There was no quid pro quo, let alone a threat, in the terms used by Obama. The suggestions from Jerusalem are that Netanyahu will not be deflected from his opposition to a deal by such offers. But it is surely not in Israel’s interests to strain the tolerance of an administration which still has more than 17 months to run.
Nor are the persistent claims by Israeli leaders that the Iranians are “the leading perpetrators of terrorism around the globe” particularly well timed. Besides Hezbollah, Israeli politicians frequently mention Hamas in this context; yet Hamas, as a Palestinian nationalist organisation, is in a rather different category. You don’t have to be a Hamas fan to regard its sometimes both lucrative and uneasy relationship with Iran as in a large part due to its isolation by Western powers since it won the Palestinian elections in 2006, or that Israel will eventually have to talk to Hamas, as many Israelis think it should. But the real problem is that in the capitals of Europe the main worry at present is not Iranian-sponsored terrorism, but Isis, which Iran is fighting.

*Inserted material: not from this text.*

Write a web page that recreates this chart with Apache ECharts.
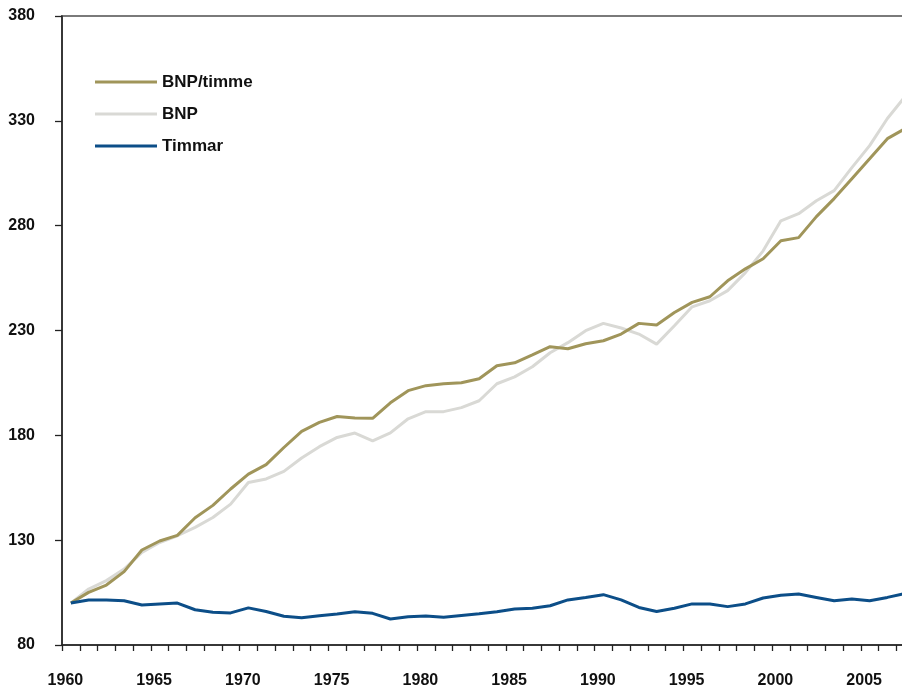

All of this helps to explain why, outside the current mainstream consensus, Israeli voices – including those of some strategic experts and former intelligence chiefs – are suggesting Netanyahu makes the best of what he purports to consider such a bad job.
To take just one example, Meir Javedanfar, a leading Iranian-born Israeli commentator, has strongly criticised Netanyahu’s “exaggerated” depiction of the deal’s perceived deficiencies. Critics will no doubt find it easy to point at these – particularly the question marks over the robustness of the inspection regime. But it’s far from clear that Netanyahu has a better answer, unless he really harbours the fantasy that bombing Iran is going to achieve his goal.
Maybe it’s too early to say that this agreement will be Obama’s greatest foreign policy legacy, though it could well be. Netanyahu could actually claim – with some justice – that his own focus on Iran’s nuclear ambitions had helped to bring us to this point. That is not his way. But he needs to consider whether trying to sabotage the deal is in the interests of Israeli security, even if it means forfeiting the great cause that has sustained him for so long.